As the urban populations of Britain and France increased in the nineteenth century, so too did anxieties around poverty, criminality, and promiscuity. The idea of the ‘criminal underclass’ became prominent, aided by the new discipline of criminal anthropology, espoused by the influential Italian criminologist Cesare Lombroso (1835–1909). Lombroso measured and analysed the bodies of hundreds of living and executed criminals to draw up a scientific typology of characteristics. The idea was that criminality was inherited, and that those who were ‘born criminal’ could be identified by physical defects, which confirmed a criminal as savage. For example, based on a theory that criminals were unable to blush (blushing being a sign of conscience and remorse), Lombroso’s studies claimed that of a sample of 122 female criminals, 79% of murderers, 82% of infanticides and 90% of thieves could not blush. This concept of the ‘born criminal’ fascinated the public and informed both the news reporting of crime as well as the depiction of arch-criminals in Gothic literature.

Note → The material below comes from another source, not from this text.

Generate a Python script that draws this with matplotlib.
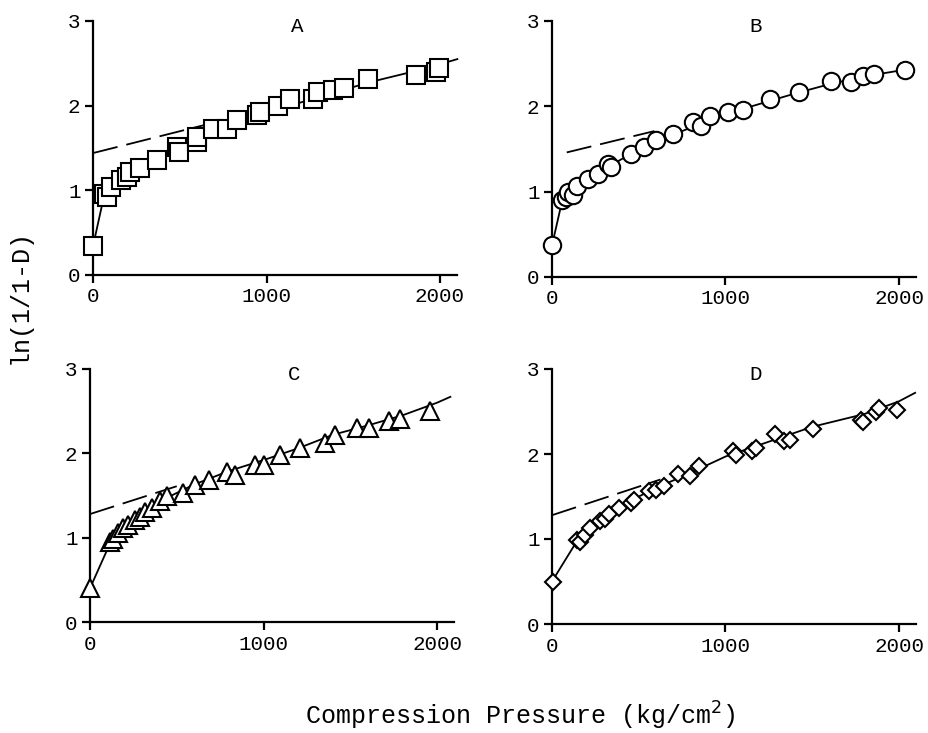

One perspective on this depiction of criminals can be gleaned from the ever-popular genre of execution ballads, songs that detailed the crimes and punishments (in Britain, usually hangings; in France, hanging or by guillotine) of exactly the kinds of ‘born criminals’ Lombroso claimed could be identified by visual characteristics. While execution ballads had been one of the most popular sub-genre of ballads since the sixteenth century, their production soared in the nineteenth century due to improved printing technology, and a single songsheet could be sold in the millions. One example of the popularity of these dramatic or gruesome songs about criminals is the case of Maria and Frederick Manning, a couple hanged outside Horsemonger Lane Gaol, London, on 13 November 1849, for murdering her lover, Patrick O'Connor, so that they could rob him. The case became a cause célèbre largely because it was the first time a married couple had been executed together since 1700, and there was particular fascination around the figure of the Swiss-born Maria Manning: portrayed in the press as an adulteress, a thief, and a murderer, she embodied many of the fears that haunted Victorian society: fears of immigration, sexual promiscuity, and moral degeneration.
Their execution attracted thousands, and the novelist Charles Dickens wrote an extraordinary letter to the Times about his experience there. Henry Mayhew, the chronicler of nineteenth-century London street life, claimed that 2.5 million copies of broadsheets about the Manning executions were sold.
One of those was this song ‘Execution of the Mannings’ which you can listen to here:
Its opening verse is a good example of the emotive language used to describe the scene:
Sad was the awful moments,
And dreadful was the sight,
Upon last Tuesday morning,
To Manning and his wife.
When thousands did assemble,
That spectacle to see,
A man and wife suspended,
Upon the fatal tree.
The Manning case demonstrates what an appetite there was for the macabre in nineteenth-century popular culture. Attending executions in their thousands, reading stories and singing songs about horrific crimes and accidents, Victorians looked for drama, fear, and suffering in their daily lives. The tabloid journalism that marketed to them provided a daily feast of gothic themes: in their stories we see the savage within the natural world, and the diabolical within the human.